Tredici uomini, di età compresa tra i 23 e i 30 anni, verosimilmente di origini nordafricane. Sono le prime salme recuperate dalla marina militare dal relitto inabissatosi lo scorso 18 aprile nelle acque del Mediterraneo – a circa 77 miglia dall’Italia – provocando la morte di circa 700 persone. I corpi sono arrivati ieri al porto di Catania all’interno di container con temperature a meno 20 gradi e sono stati portati in un’area attrezzata all’interno dell’ospedale Vittorio Emanuele.
Le operazioni vedono coinvolti il Comune etneo, prefettura, forze dell’ordine e anche la procura. Gli inquirenti hanno aperto un fascicolo che al momento vede accusati il presunto scafista tunisino Mohammed Ali Malek e l’aiutante siriano Mahmud Bikhit. L’imbarcazione sarebbe affondata dopo l’arrivo di un mercantile portoghese, il King Jacob, intervenuto a seguito dell’sos ricevuto dalla guardia costiera italiana. A causare la tragedia, come più volte dichiarato dalla procura di Catania, non sarebbe stata la collisione tra i due mezzi, ma una manovra errata del comandante Malek.
Sui corpi recuperati sono in corso le analisi del dna per la loro identificazione.
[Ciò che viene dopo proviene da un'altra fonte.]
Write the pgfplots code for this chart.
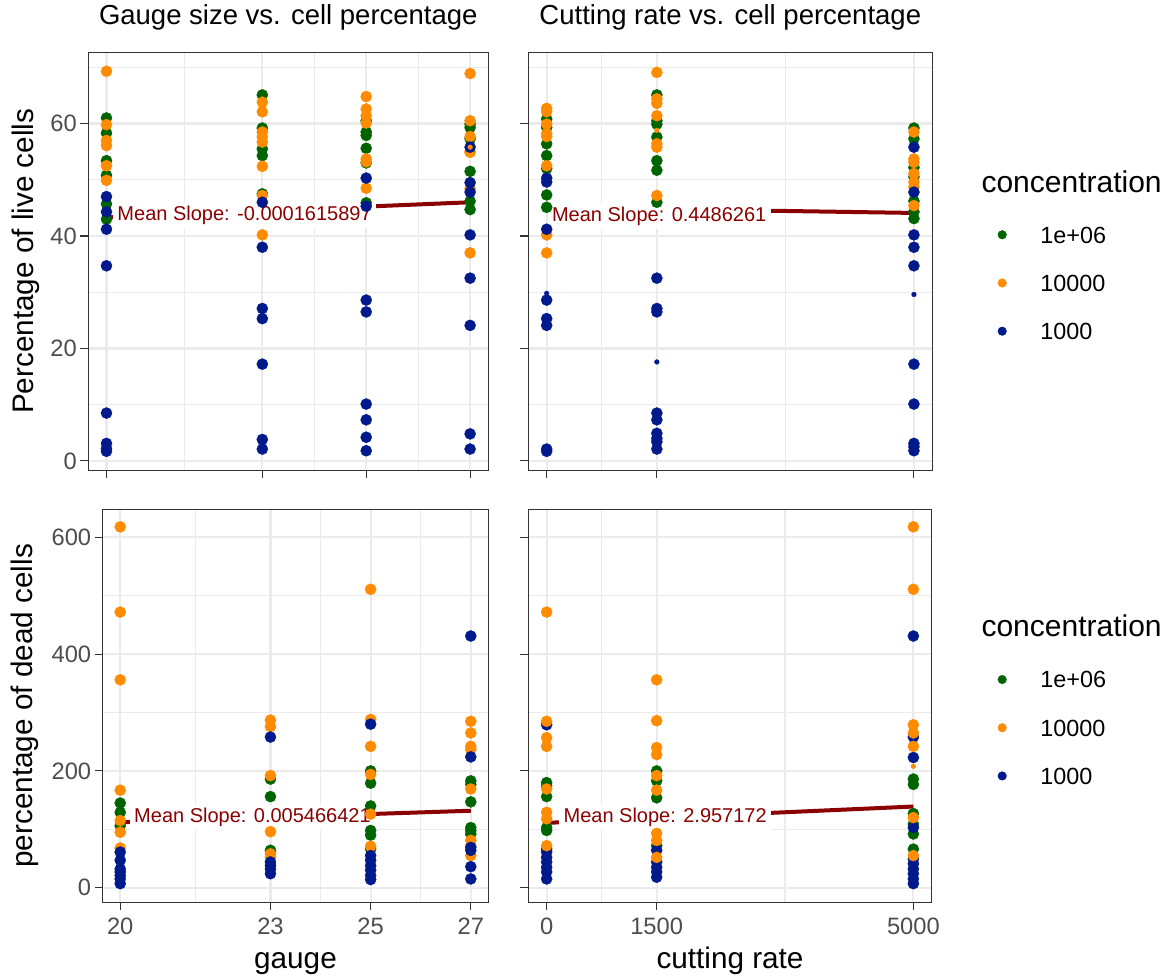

Secondo le prime ipotesi, la morte sarebbe avvenuta per annegamento. Gli accertamenti sono condotti dalla polizia scientifica e da esperti degli atenei di Catania, Palermo e Messina guidati dal medico forense Cristina Cattaneo. Il coordinamento per conto del Comune è affidato all’assessora Valentina Scialfa. «Abbiamo dato il via a una tipologia di operazioni diversa da tutte le altre e che mette insieme una serie di complesse procedure che stiamo armonizzando e codificando proprio adesso», ha spiegato attraverso un comunicato stampa diffuso da palazzo degli Elefanti. Una volta conclusi gli esami, garantisce il sindaco Enzo Bianco, l’amministrazione si farà carico dei funerali e delle sepolture. Su indicazione della prefetta Maria Guia Federico, «sono state recuperate 13 bare prelevate da un’azienda confiscata alla mafia».
I corpi sono stati trovati dagli esperti della marina sul fondo del mare, a circa 370 metri di profondità. Per il recupero è impiegato il cacciamine Gaeta, una unità navale da ricerca costiera e le navi Leonardo e Gorgona. Su quest’ultima imbarcazione, con il supporto della croce rossa, vengono custodite le salme prima di essere portate a Catania.